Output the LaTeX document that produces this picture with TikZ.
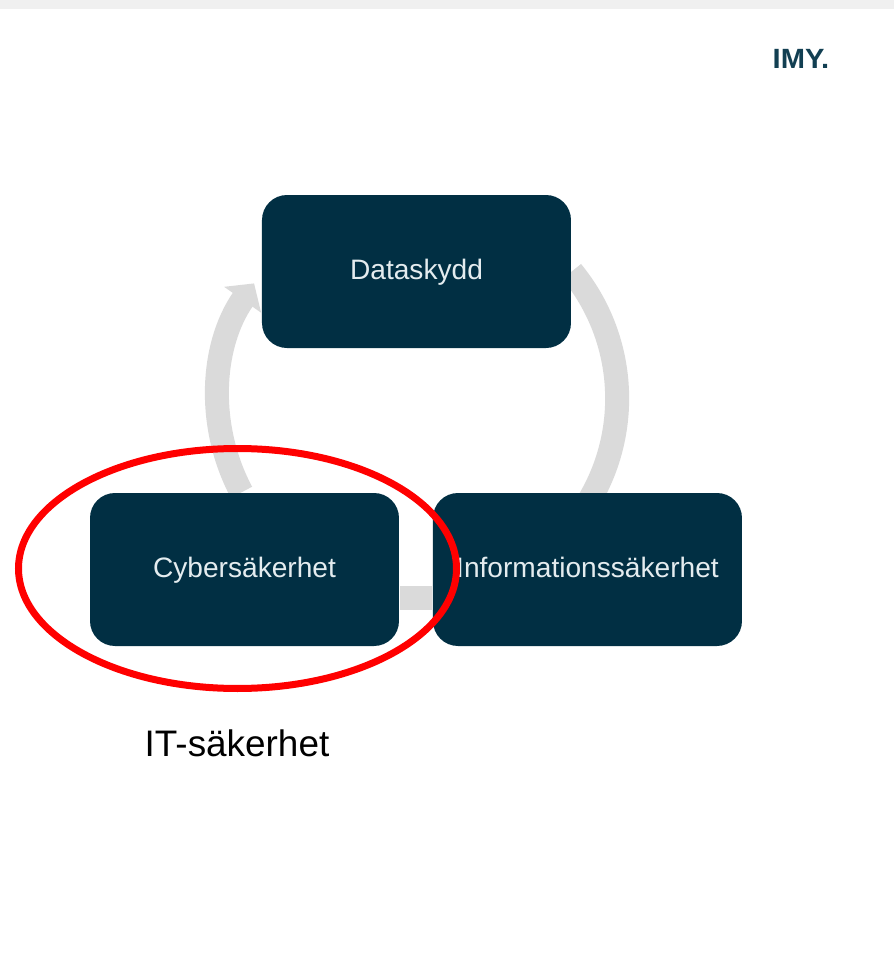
\documentclass[tikz,border=0pt]{standalone}
\usepackage{xcolor}
\usepackage{fontspec}
\setmainfont{Liberation Sans}
\usetikzlibrary{shapes.geometric,calc,arrows.meta,backgrounds}
\definecolor{boxblue}{HTML}{012F43}
\definecolor{boxtext}{HTML}{E4ECEF}
\definecolor{cyclegray}{HTML}{DADADA}
\definecolor{logoblue}{HTML}{123F52}
\tikzset{
    areabox/.style={draw=none, fill=boxblue, rounded corners=0.25cm, minimum width=3.09cm, minimum height=1.53cm, text=boxtext, text height=0.2cm, text depth=0.05cm, font=\fontsize{8}{10}\selectfont},
    cyclelink/.style={draw=cyclegray, line width=0.24cm}
}

\begin{document}
\begin{tikzpicture}
    \useasboundingbox (0,0) rectangle (8.94,9.57);
    \fill[black!6] (0,9.48) rectangle (8.94,9.57);
    \node[areabox] (dataskydd) at (4.165,6.855) {Dataskydd};
    \node[areabox] (cyber) at (2.445,3.875) {Cybersäkerhet};
    \node[areabox] (info) at (5.875,3.875) {Informationssäkerhet};
    \begin{scope}[on background layer]
        \draw[cyclelink] (dataskydd.east) arc (39.4:-31:2);
        \draw[cyclelink] ([yshift=-0.28cm]info.west) -- ([yshift=-0.28cm]cyber.east);
        \draw[cyclelink, -{Triangle[length=0.2cm,width=0.44cm]}] ([xshift=-0.03cm]cyber.north) arc (208.1:145:2);
    \end{scope}
    \node[draw=red, line width=0.07cm, ellipse, minimum width=4.38cm, minimum height=2.4cm, inner sep=0pt] (cyberring) at (2.375,3.885) {};
    \node[font=\fontsize{10.5}{12}\selectfont] (itlabel) at (2.37,2.14) {IT-säkerhet};
    \node[text=logoblue, xscale=0.92, yscale=0.88, font=\bfseries\fontsize{9}{10}\selectfont] (logo) at (8.01,8.985) {IMY.};
\end{tikzpicture}
\end{document}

Work to be completed |
Would you return the data exactly as written, without the pictures?

Solution to this exercise |
Output the LaTeX document that produces this picture with TikZ.
\documentclass[tikz,border=0pt]{standalone}
\usepackage{xcolor}
\usepackage{fontspec}
\setmainfont{Liberation Sans}
\usetikzlibrary{shapes.geometric,calc,arrows.meta,backgrounds}
\definecolor{boxblue}{HTML}{012F43}
\definecolor{boxtext}{HTML}{E4ECEF}
\definecolor{cyclegray}{HTML}{DADADA}
\definecolor{logoblue}{HTML}{123F52}
\tikzset{
    areabox/.style={draw=none, fill=boxblue, rounded corners=0.25cm, minimum width=3.09cm, minimum height=1.53cm, text=boxtext, text height=0.2cm, text depth=0.05cm, font=\fontsize{8}{10}\selectfont},
    cyclelink/.style={draw=cyclegray, line width=0.24cm}
}

\begin{document}
\begin{tikzpicture}
    \useasboundingbox (0,0) rectangle (8.94,9.57);
    \fill[black!6] (0,9.48) rectangle (8.94,9.57);
    \node[areabox] (dataskydd) at (4.165,6.855) {Dataskydd};
    \node[areabox] (cyber) at (2.445,3.875) {Cybersäkerhet};
    \node[areabox] (info) at (5.875,3.875) {Informationssäkerhet};
    \begin{scope}[on background layer]
        \draw[cyclelink] (dataskydd.east) arc (39.4:-31:2);
        \draw[cyclelink] ([yshift=-0.28cm]info.west) -- ([yshift=-0.28cm]cyber.east);
        \draw[cyclelink, -{Triangle[length=0.2cm,width=0.44cm]}] ([xshift=-0.03cm]cyber.north) arc (208.1:145:2);
    \end{scope}
    \node[draw=red, line width=0.07cm, ellipse, minimum width=4.38cm, minimum height=2.4cm, inner sep=0pt] (cyberring) at (2.375,3.885) {};
    \node[font=\fontsize{10.5}{12}\selectfont] (itlabel) at (2.37,2.14) {IT-säkerhet};
    \node[text=logoblue, xscale=0.92, yscale=0.88, font=\bfseries\fontsize{9}{10}\selectfont] (logo) at (8.01,8.985) {IMY.};
\end{tikzpicture}
\end{document}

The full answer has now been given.